» BRIEF
Skip all pictures, then copy the lines from the start of the data through the line with "from bokeh.resources import INLINE", keeping both ends.

● ● ● ●

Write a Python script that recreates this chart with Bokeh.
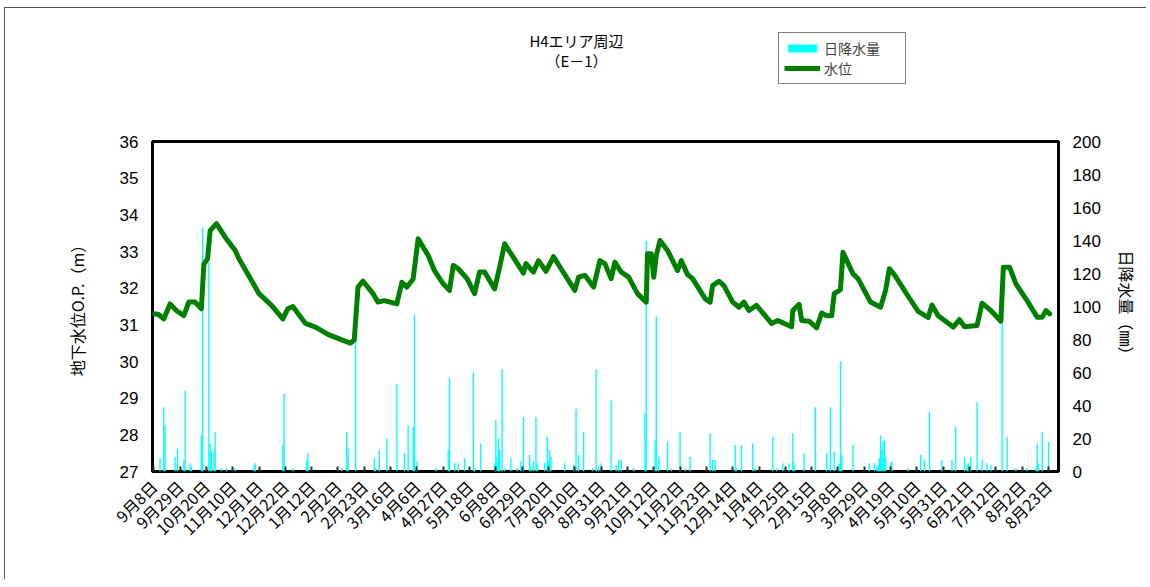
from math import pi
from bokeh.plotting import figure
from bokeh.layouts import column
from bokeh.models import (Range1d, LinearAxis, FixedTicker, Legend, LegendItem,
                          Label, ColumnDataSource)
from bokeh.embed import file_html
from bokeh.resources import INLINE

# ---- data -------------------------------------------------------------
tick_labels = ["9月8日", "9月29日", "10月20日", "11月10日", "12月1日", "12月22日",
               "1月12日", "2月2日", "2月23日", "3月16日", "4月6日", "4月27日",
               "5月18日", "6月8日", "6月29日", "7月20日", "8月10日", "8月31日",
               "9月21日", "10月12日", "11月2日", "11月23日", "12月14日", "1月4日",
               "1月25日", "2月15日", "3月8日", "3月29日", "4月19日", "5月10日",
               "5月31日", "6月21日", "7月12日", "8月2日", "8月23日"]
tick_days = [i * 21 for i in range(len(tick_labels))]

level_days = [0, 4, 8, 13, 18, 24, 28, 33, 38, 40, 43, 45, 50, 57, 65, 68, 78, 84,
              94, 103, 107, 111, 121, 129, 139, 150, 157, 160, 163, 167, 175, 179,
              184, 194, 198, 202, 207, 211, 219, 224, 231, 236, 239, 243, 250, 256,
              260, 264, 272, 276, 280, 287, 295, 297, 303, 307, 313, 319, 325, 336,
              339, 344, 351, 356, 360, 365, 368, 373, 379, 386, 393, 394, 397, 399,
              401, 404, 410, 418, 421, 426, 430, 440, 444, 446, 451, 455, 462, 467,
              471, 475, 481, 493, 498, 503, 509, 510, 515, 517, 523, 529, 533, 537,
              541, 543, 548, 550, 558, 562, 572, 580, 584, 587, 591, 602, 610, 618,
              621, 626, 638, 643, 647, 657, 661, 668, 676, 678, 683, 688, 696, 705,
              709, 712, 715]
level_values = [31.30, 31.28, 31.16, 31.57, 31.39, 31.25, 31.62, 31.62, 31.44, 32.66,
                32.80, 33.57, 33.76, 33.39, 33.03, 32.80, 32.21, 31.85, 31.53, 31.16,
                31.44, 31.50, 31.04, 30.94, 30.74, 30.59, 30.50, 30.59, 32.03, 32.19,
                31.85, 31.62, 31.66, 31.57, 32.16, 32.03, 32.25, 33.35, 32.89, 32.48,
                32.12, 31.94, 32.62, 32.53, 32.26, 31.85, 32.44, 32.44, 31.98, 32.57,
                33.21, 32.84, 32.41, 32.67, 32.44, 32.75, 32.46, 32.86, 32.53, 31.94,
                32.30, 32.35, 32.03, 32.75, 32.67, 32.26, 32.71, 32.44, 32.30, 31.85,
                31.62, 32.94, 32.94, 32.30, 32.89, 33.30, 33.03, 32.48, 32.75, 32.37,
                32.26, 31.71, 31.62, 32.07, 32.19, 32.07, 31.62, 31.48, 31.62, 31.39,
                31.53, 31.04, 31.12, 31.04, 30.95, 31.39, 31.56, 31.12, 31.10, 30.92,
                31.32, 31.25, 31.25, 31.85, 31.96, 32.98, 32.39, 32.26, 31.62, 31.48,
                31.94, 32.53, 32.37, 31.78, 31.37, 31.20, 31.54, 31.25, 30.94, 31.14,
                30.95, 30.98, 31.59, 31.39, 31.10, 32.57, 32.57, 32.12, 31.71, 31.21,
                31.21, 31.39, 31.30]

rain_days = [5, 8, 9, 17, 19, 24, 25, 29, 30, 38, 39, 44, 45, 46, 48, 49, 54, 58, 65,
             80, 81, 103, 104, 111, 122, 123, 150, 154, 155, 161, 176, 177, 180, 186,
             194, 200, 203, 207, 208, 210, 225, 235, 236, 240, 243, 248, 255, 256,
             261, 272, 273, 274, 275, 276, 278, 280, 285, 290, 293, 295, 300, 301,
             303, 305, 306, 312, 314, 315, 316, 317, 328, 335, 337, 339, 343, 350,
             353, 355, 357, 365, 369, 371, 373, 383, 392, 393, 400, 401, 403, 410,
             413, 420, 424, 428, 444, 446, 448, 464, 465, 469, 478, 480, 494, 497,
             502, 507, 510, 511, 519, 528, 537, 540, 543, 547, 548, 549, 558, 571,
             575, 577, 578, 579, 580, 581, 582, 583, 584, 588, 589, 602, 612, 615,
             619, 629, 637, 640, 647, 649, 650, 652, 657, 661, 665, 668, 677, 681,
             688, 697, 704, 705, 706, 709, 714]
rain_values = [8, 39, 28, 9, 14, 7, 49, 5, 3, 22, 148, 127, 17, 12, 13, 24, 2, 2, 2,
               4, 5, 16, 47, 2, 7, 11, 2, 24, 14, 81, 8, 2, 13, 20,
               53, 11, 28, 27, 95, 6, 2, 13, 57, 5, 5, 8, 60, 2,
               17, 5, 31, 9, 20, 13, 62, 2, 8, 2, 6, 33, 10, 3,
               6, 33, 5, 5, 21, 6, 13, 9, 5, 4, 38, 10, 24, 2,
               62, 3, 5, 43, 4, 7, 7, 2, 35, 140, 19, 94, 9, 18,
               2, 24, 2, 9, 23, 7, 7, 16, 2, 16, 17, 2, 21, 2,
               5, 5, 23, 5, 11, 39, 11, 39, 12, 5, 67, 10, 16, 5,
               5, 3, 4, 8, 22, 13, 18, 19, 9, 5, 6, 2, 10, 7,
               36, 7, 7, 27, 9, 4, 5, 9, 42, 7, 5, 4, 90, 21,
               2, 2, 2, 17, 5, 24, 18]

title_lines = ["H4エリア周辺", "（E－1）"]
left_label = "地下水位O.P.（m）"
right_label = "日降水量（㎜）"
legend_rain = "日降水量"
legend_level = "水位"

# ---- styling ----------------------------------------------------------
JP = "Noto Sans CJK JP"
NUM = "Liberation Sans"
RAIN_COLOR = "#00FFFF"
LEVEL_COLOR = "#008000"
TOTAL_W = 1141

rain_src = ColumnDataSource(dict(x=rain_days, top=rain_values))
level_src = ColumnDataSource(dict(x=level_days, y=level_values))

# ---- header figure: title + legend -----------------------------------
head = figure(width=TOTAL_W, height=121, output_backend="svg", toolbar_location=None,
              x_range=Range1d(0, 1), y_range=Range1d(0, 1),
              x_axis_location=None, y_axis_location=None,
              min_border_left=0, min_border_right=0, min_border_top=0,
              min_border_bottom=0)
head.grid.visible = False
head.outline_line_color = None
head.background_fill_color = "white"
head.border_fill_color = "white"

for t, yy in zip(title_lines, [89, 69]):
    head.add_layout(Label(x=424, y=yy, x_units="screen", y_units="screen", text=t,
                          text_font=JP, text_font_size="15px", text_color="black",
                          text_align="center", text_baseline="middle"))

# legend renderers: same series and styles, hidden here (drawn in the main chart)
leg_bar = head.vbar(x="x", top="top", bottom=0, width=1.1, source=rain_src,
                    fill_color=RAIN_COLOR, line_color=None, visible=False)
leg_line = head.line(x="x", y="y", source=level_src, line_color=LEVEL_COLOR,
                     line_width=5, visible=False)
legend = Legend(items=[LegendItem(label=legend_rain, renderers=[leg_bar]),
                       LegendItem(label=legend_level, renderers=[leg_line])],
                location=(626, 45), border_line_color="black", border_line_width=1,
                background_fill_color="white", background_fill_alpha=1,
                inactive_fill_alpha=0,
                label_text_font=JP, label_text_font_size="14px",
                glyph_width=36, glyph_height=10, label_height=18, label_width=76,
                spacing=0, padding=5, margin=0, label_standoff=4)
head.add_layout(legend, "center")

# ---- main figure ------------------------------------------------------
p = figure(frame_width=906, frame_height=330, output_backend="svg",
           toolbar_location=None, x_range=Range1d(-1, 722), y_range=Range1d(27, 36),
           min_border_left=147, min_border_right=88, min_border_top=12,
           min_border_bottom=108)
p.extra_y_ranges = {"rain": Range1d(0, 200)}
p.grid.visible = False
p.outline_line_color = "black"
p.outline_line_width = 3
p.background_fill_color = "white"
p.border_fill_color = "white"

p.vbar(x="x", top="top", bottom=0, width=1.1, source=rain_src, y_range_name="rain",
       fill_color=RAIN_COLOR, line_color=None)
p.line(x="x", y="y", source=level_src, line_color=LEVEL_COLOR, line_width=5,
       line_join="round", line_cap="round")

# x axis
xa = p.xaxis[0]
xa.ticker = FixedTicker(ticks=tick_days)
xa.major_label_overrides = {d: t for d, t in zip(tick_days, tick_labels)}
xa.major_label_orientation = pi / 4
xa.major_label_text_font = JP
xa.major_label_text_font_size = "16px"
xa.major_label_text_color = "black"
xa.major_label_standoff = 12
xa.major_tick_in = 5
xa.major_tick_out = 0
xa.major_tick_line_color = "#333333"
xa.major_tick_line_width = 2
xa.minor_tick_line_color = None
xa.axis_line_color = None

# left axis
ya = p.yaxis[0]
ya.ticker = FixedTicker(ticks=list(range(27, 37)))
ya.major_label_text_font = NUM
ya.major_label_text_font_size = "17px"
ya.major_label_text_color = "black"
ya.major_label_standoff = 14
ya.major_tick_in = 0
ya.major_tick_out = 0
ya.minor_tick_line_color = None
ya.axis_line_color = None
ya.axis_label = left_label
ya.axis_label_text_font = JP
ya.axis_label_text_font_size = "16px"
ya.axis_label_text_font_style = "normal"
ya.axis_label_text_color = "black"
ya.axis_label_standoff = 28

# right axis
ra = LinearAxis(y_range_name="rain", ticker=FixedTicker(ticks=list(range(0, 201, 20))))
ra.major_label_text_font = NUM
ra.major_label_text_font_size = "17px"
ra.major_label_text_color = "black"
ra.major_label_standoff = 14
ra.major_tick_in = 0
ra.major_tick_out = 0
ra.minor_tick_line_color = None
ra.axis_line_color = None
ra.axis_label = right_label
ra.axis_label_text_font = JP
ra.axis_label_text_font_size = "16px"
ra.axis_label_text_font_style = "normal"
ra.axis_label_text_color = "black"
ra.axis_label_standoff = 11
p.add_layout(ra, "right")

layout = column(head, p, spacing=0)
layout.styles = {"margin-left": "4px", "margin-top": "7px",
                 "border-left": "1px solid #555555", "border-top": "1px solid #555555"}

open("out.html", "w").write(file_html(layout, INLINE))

● ● ● ●

» EXERCISE ANSWER
Write a Python script that recreates this chart with Bokeh.
from math import pi
from bokeh.plotting import figure
from bokeh.layouts import column
from bokeh.models import (Range1d, LinearAxis, FixedTicker, Legend, LegendItem,
                          Label, ColumnDataSource)
from bokeh.embed import file_html
from bokeh.resources import INLINE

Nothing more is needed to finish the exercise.